In court, as recorded in local newspapers, although Morley shed a few tears, she also snickered with her co-defendants during one sidebar. Eddie kept his eyes on the floor while Dominic appeared agitated.
While there was some speculation that they had been high at the time, Dominic Coia denied it. "I was as sober as I am now," the report quotes him as saying, and then he added, "It is sick, isn't it?"
"Shocking beyond words," Assistant DA Jude Conroy later remarked.
At their hearing, Judge Seamus McCaffery noted the barbaric nature of the violence, questioning any civilization that produces such callous depravity.

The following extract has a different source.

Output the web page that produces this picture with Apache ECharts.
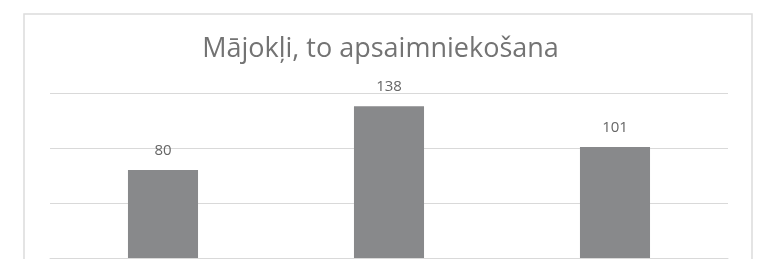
<!DOCTYPE html>
<html>
<head>
<meta charset="utf-8">
<script src="https://cdn.jsdelivr.net/npm/echarts@6/dist/echarts.min.js"></script>
<style>
html,body{margin:0;padding:0;background:#fff;}
#chart{width:761px;height:259px;}
</style>
</head>
<body>
<div id="chart"></div>
<script>
const titleText = 'Mājokļi, to apsaimniekošana';
const categories = ['1', '2', '3'];
const values = [80, 138, 101];
const yTicks = [0, 50, 100, 150];

const chart = echarts.init(document.getElementById('chart'), null, {renderer: 'canvas'});
chart.setOption({
  animation: false,
  backgroundColor: '#ffffff',
  title: {
    text: titleText,
    left: 'center',
    top: 31,
    textStyle: {fontFamily: 'Open Sans', fontSize: 27, fontWeight: 'normal', color: '#737373'}
  },
  graphic: [{
    type: 'rect',
    shape: {x: 24, y: 14, width: 728, height: 270},
    style: {fill: 'none', stroke: '#dcdcdc', lineWidth: 1.5},
    silent: true,
    z: -1
  }],
  grid: {left: 50, right: 33, top: 93, bottom: 1, containLabel: false},
  xAxis: {
    type: 'category',
    data: categories,
    axisLine: {show: true, lineStyle: {color: '#d9d9d9', width: 1}},
    axisTick: {show: false},
    axisLabel: {show: false}
  },
  yAxis: {
    type: 'value',
    min: yTicks[0],
    max: yTicks[yTicks.length - 1],
    interval: yTicks[1] - yTicks[0],
    axisLabel: {show: false},
    axisLine: {show: false},
    axisTick: {show: false},
    splitLine: {lineStyle: {color: '#d9d9d9', width: 1}}
  },
  series: [{
    type: 'bar',
    data: values,
    barWidth: '31%',
    itemStyle: {color: '#88898b'},
    label: {
      show: true,
      position: 'top',
      distance: 12,
      fontFamily: 'Open Sans',
      fontSize: 15,
      color: '#666666'
    }
  }]
});
</script>
</body>
</html>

Morley's case was pending, due to a possible mitigating circumstance of depression. At age 15, she is too young for the death penalty. Her lawyer indicated that during their conversations she had never referred to Jason as her boyfriend and it is his contention that there is no evidence that she knew anything about this attack or was involved. He wanted her case separated from that of the boys.
Verdicts in the cases have been reached. The boys were all found guilty, and Morley was allowed to plead down to third degree murder, due to a deal reached between her lawyer and the prosecution.
Jason's grieving mother believed the killing could only have been about getting a thrill, because her son was generous. If they had asked, she commented, he would have given them the money. He always gave things away. Considering the group hug afterward and their reported state of mind after the alleged attack, she may be correct. The police indicated that if all they wanted was the money, they could have knocked him out and taken it.
Studies show that while youth violence appears to have declined, those statistics center only on actual arrests, not on violent acts that might have ended a life but did not. "More than 400,000 youths aged ten to nineteen were injured as a result of violence in 2000," says one report, "and 15 to 30 % of adolescent girls admit to committing a serious violent act." More and more kids are getting involved in risky behavior, searching for thrills and feeling less ashamed of harm done to others.
While there is always talk about drugs as the cause, or violence in the media, negligent parents, and a society lax in its own values, it's also clear that these kids made choices in full awareness that they would be committing not just murder but an egregious betrayal of a friend. This gives the crime an added layer of brutality.
This account was developed from numerous articles in newspapers local to the Philadelphia area, notably The Philadelphia Inquirer.